┏━━

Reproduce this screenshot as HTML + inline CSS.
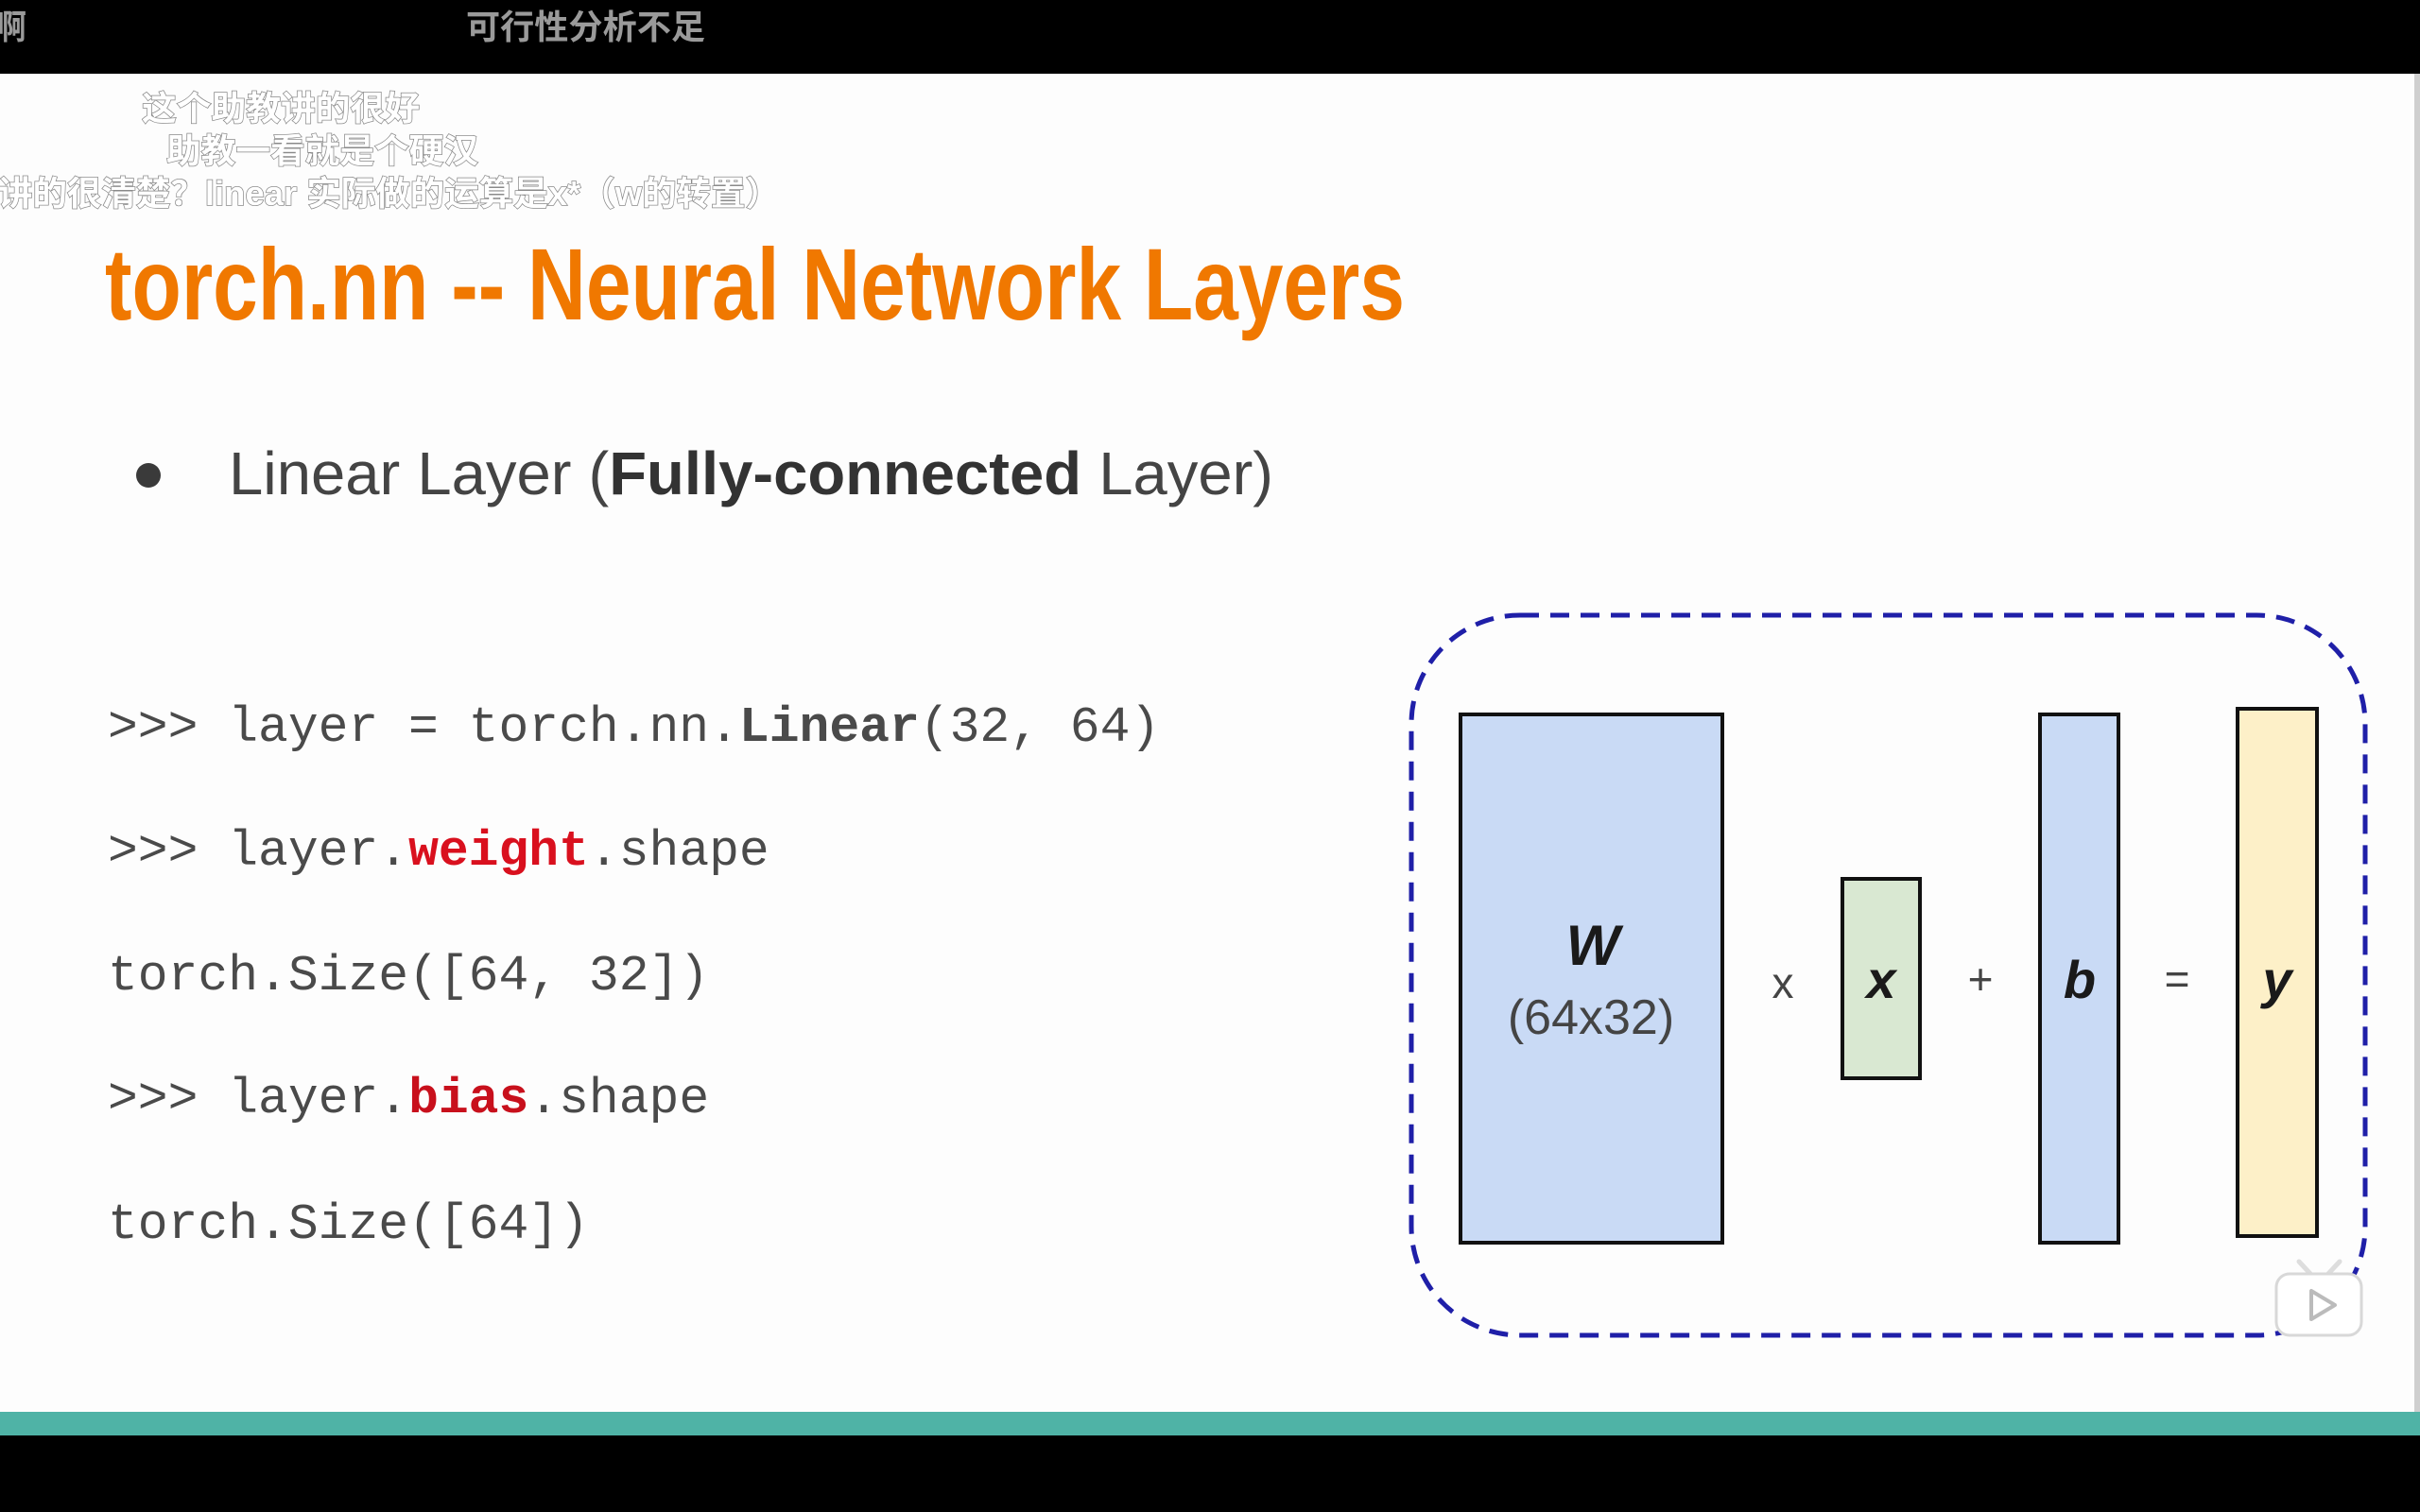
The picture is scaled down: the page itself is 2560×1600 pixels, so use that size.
<!DOCTYPE html>
<html><head><meta charset="utf-8"><style>
html,body{margin:0;padding:0;background:#000;}
svg{display:block;}
</style></head><body>
<svg width="2560" height="1600" viewBox="0 0 2560 1600" xmlns="http://www.w3.org/2000/svg">
<rect x="0" y="0" width="2560" height="1600" fill="#000"/>
<rect x="0" y="78" width="2560" height="1416" fill="#fdfdfd"/>
<rect x="2554" y="78" width="6" height="1416" fill="#cfcfcf"/>
<rect x="0" y="1494" width="2560" height="25" fill="#4fb3a6"/>

<g font-family="Liberation Sans, Noto Sans CJK SC, sans-serif" font-weight="bold" font-size="36">
<text x="-8" y="41" fill="#9a9a9a">啊</text>
<text x="493" y="41" fill="#9a9a9a" textLength="253" lengthAdjust="spacingAndGlyphs">可行性分析不足</text>
</g>
<g font-family="Liberation Sans, Noto Sans CJK SC, sans-serif" font-weight="bold" font-size="36" fill="#fff" stroke="#8a8a8a" stroke-width="1.5" paint-order="stroke">
<text x="150" y="127" textLength="294" lengthAdjust="spacingAndGlyphs">这个助教讲的很好</text>
<text x="176" y="172" textLength="330" lengthAdjust="spacingAndGlyphs">助教一看就是个硬汉</text>
<text x="-2" y="217" textLength="827" lengthAdjust="spacingAndGlyphs">讲的很清楚？linear 实际做的运算是x*（w的转置）</text>
</g>

<text x="111" y="338" font-family="Liberation Sans, sans-serif" font-weight="bold" font-size="108" fill="#f07800" textLength="1375" lengthAdjust="spacingAndGlyphs">torch.nn -- Neural Network Layers</text>

<circle cx="157" cy="503" r="13" fill="#3a3a3a"/>
<text x="242" y="523" font-family="Liberation Sans, sans-serif" font-size="64" fill="#444" textLength="1105" lengthAdjust="spacingAndGlyphs">Linear Layer (<tspan font-weight="bold" fill="#333">Fully-connected</tspan> Layer)</text>

<g font-family="Liberation Mono, monospace" font-size="53" fill="#4a4a4a">
<text x="114" y="784">&gt;&gt;&gt; layer = torch.nn.<tspan font-weight="bold">Linear</tspan>(32, 64)</text>
<text x="114" y="915">&gt;&gt;&gt; layer.<tspan font-weight="bold" fill="#d9101e">weight</tspan>.shape</text>
<text x="114" y="1047">torch.Size([64, 32])</text>
<text x="114" y="1177">&gt;&gt;&gt; layer.<tspan font-weight="bold" fill="#c8101c">bias</tspan>.shape</text>
<text x="114" y="1310">torch.Size([64])</text>
</g>

<rect x="1493" y="651" width="1009" height="762" rx="115" ry="115" fill="none" stroke="#1f1fa8" stroke-width="5" stroke-dasharray="20 12"/>
<rect x="1545" y="756" width="277" height="559" fill="#c9daf5" stroke="#111" stroke-width="4"/>
<rect x="1949" y="930" width="82" height="211" fill="#d9e8d2" stroke="#111" stroke-width="4"/>
<rect x="2158" y="756" width="83" height="559" fill="#c9daf5" stroke="#111" stroke-width="4"/>
<rect x="2367" y="750" width="84" height="558" fill="#fdf0c8" stroke="#111" stroke-width="4"/>
<g font-family="Liberation Sans, sans-serif" text-anchor="middle" fill="#1a1a1a">
<text x="1685" y="1021" font-size="60" font-weight="bold" font-style="italic">W</text>
<text x="1683" y="1094" font-size="52" fill="#444">(64x32)</text>
<text x="1886" y="1056" font-size="46" fill="#444">x</text>
<text x="1990" y="1056" font-size="56" font-weight="bold" font-style="italic">x</text>
<text x="2095" y="1052" font-size="46" fill="#444">+</text>
<text x="2200" y="1056" font-size="56" font-weight="bold" font-style="italic">b</text>
<text x="2303" y="1052" font-size="46" fill="#444">=</text>
<text x="2409" y="1056" font-size="56" font-weight="bold" font-style="italic">y</text>
</g>

<g>
<line x1="2432" y1="1335" x2="2446" y2="1350" stroke="#ddd" stroke-width="5" stroke-linecap="round"/>
<line x1="2475" y1="1335" x2="2461" y2="1350" stroke="#ddd" stroke-width="5" stroke-linecap="round"/>
<rect x="2408" y="1348" width="90" height="65" rx="14" fill="#fff" stroke="#d8d8d8" stroke-width="3"/>
<path d="M2445 1366 L2445 1396 L2470 1381 Z" fill="none" stroke="#bbb" stroke-width="4" stroke-linejoin="round"/>
</g>
</svg>
</body></html>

┗━━

## What you need to do
Omit every picture while copying the listing above exactly.

## Reply to the exercise
Reproduce this screenshot as HTML + inline CSS.
The picture is scaled down: the page itself is 2560×1600 pixels, so use that size.
<!DOCTYPE html>
<html><head><meta charset="utf-8"><style>
html,body{margin:0;padding:0;background:#000;}
svg{display:block;}
</style></head><body>
<svg width="2560" height="1600" viewBox="0 0 2560 1600" xmlns="http://www.w3.org/2000/svg">
<rect x="0" y="0" width="2560" height="1600" fill="#000"/>
<rect x="0" y="78" width="2560" height="1416" fill="#fdfdfd"/>
<rect x="2554" y="78" width="6" height="1416" fill="#cfcfcf"/>
<rect x="0" y="1494" width="2560" height="25" fill="#4fb3a6"/>

<g font-family="Liberation Sans, Noto Sans CJK SC, sans-serif" font-weight="bold" font-size="36">
<text x="-8" y="41" fill="#9a9a9a">啊</text>
<text x="493" y="41" fill="#9a9a9a" textLength="253" lengthAdjust="spacingAndGlyphs">可行性分析不足</text>
</g>
<g font-family="Liberation Sans, Noto Sans CJK SC, sans-serif" font-weight="bold" font-size="36" fill="#fff" stroke="#8a8a8a" stroke-width="1.5" paint-order="stroke">
<text x="150" y="127" textLength="294" lengthAdjust="spacingAndGlyphs">这个助教讲的很好</text>
<text x="176" y="172" textLength="330" lengthAdjust="spacingAndGlyphs">助教一看就是个硬汉</text>
<text x="-2" y="217" textLength="827" lengthAdjust="spacingAndGlyphs">讲的很清楚？linear 实际做的运算是x*（w的转置）</text>
</g>

<text x="111" y="338" font-family="Liberation Sans, sans-serif" font-weight="bold" font-size="108" fill="#f07800" textLength="1375" lengthAdjust="spacingAndGlyphs">torch.nn -- Neural Network Layers</text>

<circle cx="157" cy="503" r="13" fill="#3a3a3a"/>
<text x="242" y="523" font-family="Liberation Sans, sans-serif" font-size="64" fill="#444" textLength="1105" lengthAdjust="spacingAndGlyphs">Linear Layer (<tspan font-weight="bold" fill="#333">Fully-connected</tspan> Layer)</text>

<g font-family="Liberation Mono, monospace" font-size="53" fill="#4a4a4a">
<text x="114" y="784">&gt;&gt;&gt; layer = torch.nn.<tspan font-weight="bold">Linear</tspan>(32, 64)</text>
<text x="114" y="915">&gt;&gt;&gt; layer.<tspan font-weight="bold" fill="#d9101e">weight</tspan>.shape</text>
<text x="114" y="1047">torch.Size([64, 32])</text>
<text x="114" y="1177">&gt;&gt;&gt; layer.<tspan font-weight="bold" fill="#c8101c">bias</tspan>.shape</text>
<text x="114" y="1310">torch.Size([64])</text>
</g>

<rect x="1493" y="651" width="1009" height="762" rx="115" ry="115" fill="none" stroke="#1f1fa8" stroke-width="5" stroke-dasharray="20 12"/>
<rect x="1545" y="756" width="277" height="559" fill="#c9daf5" stroke="#111" stroke-width="4"/>
<rect x="1949" y="930" width="82" height="211" fill="#d9e8d2" stroke="#111" stroke-width="4"/>
<rect x="2158" y="756" width="83" height="559" fill="#c9daf5" stroke="#111" stroke-width="4"/>
<rect x="2367" y="750" width="84" height="558" fill="#fdf0c8" stroke="#111" stroke-width="4"/>
<g font-family="Liberation Sans, sans-serif" text-anchor="middle" fill="#1a1a1a">
<text x="1685" y="1021" font-size="60" font-weight="bold" font-style="italic">W</text>
<text x="1683" y="1094" font-size="52" fill="#444">(64x32)</text>
<text x="1886" y="1056" font-size="46" fill="#444">x</text>
<text x="1990" y="1056" font-size="56" font-weight="bold" font-style="italic">x</text>
<text x="2095" y="1052" font-size="46" fill="#444">+</text>
<text x="2200" y="1056" font-size="56" font-weight="bold" font-style="italic">b</text>
<text x="2303" y="1052" font-size="46" fill="#444">=</text>
<text x="2409" y="1056" font-size="56" font-weight="bold" font-style="italic">y</text>
</g>

<g>
<line x1="2432" y1="1335" x2="2446" y2="1350" stroke="#ddd" stroke-width="5" stroke-linecap="round"/>
<line x1="2475" y1="1335" x2="2461" y2="1350" stroke="#ddd" stroke-width="5" stroke-linecap="round"/>
<rect x="2408" y="1348" width="90" height="65" rx="14" fill="#fff" stroke="#d8d8d8" stroke-width="3"/>
<path d="M2445 1366 L2445 1396 L2470 1381 Z" fill="none" stroke="#bbb" stroke-width="4" stroke-linejoin="round"/>
</g>
</svg>
</body></html>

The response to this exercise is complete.